Байтальский Михаил Давидович. Тетради для внуков
Л. 73: "...В свой последний арест, в 1950 году, я сидел в Бутырской тюрьме. К тому времени часть тюрьмы переделали в следственный корпус, чтобы лишний раз не возить арестованных по Москве в слишком заметном для глаза посторонних "черном вороне". С двух сторон в коридор, освещенный лампами дневного света (тогда редкость) выходили двери следственных кабинетов, обитых слоем войлока. Но могучая матерная брань пробивала самую толстую обивку: следователи, не жалея своих голосовых связок, работали с арестованными. <...>
Одной своей стороной следственный корпус выходил на внутренний двор, где некогда была тюремная церковь. Ее превратили в корпус для осужденных, ожидавших этапа, и здесь, во вместительной общей камере № 9, я просидел с месяц после приговора невидимого суда Особого совещания".
Л. 94: "В Москве, в Бутырках, рассказывали мне товарищи, уже в 1929 году сажали в карцер, помещавшийся в Пугачевской башне - есть такая в Бутырках, в ней держали Емельяна Пугачева. <...> Троцкисты, сидевшие в те годы в Бутырках, нередко устраивали различного рода обструкции - стучали в двери камер, выкрикивали лозунги, переговаривались из окон (переговоры из окон с выведенными на прогулку из другой камеры я застал даже весной 1936 года; с ними покончили, навесив на окна козырьки).
В двадцать девятом еще и "Интернационал" пели - всей тюрьмой. Станут к окнам и поют. Обычно пели в ответ на какую-нибудь строгость или избиение кого-нибудь из товарищей".
[Второй арест в 1936 г. - К.Г.]
Л. 141: "...В том корпусе Бутырок, куда я попал, из окна еще удавалось увидеть прогулочный дворик. А в нижнем этаже как раз при мне начиналась реконструкция: поверх решеток навешивали козырьки. Заключенному теперь виднелась лишь узенькая полоска неба.

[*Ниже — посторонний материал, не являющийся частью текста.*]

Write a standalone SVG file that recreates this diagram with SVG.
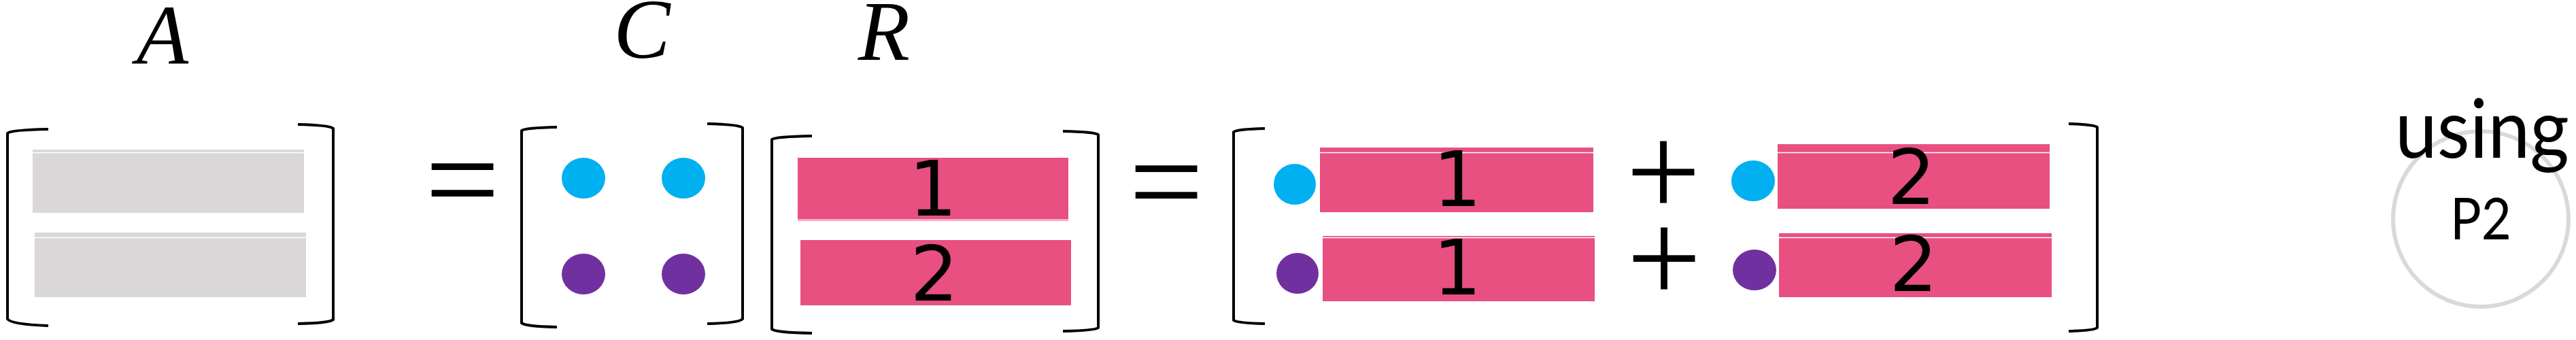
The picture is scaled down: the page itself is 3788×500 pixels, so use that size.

Камеру набили битком. <...>
По мере того, как камерные старожилы уходили в этап, места освобождались, и очередь подвигалась к окну, забранному решеткой, но открытому. Правило "отойти от окна!" в те годы еще не действовало, да и в такой густонаселенной камере оно было бы неприменимо. Моя сестра через год, в 1937-м, попала в камеру, в которой сидеть негде было, столько в нее натолкали. Женщины стояли, а под ногами, на полу, лежали уже совершенно обессилевшие.
Поэтому я вправе считать, что сидел в отличных условиях".
Л. 148: "Прогулка окончена. <...> Мы тянемся по коридорам в свою камеру. При входе тебя сразу обдает запахом, свойственным только тюрьме: густая смесь аммиака с кислым черным хлебом и еще с чем-то, трудно определимым. Запах незабываемый.
Однако в Бутырках не было грязи. Все, что можно было мыть, чистить и скрести - мыли, скребли и чистили. Нас регулярно водили в тюремную баню, где стригли наголо. Бороду не брили, а тоже стригли, ее разрешалось отращивать, тогда как прически не дозволялись".
Л. 149: "И все же заключенные ухитрялись делать бритвы. Неведомым путем доставали обломок ножовочного полотна и точили его на кафельных плитах уборной. Точить надо не день и не два, а две-три недели. Брились на полу, в самом дальнем углу камеры, не видном из дверного глазка. <...> Заключенного поддерживает гордое сознание, что он перехитрил тюрьму, и он упрямо точил свою бритву. <...> Ради чего? Единственно ради счастья побороться с тюрьмой и вырвать у нее запрещенную свободу бритья".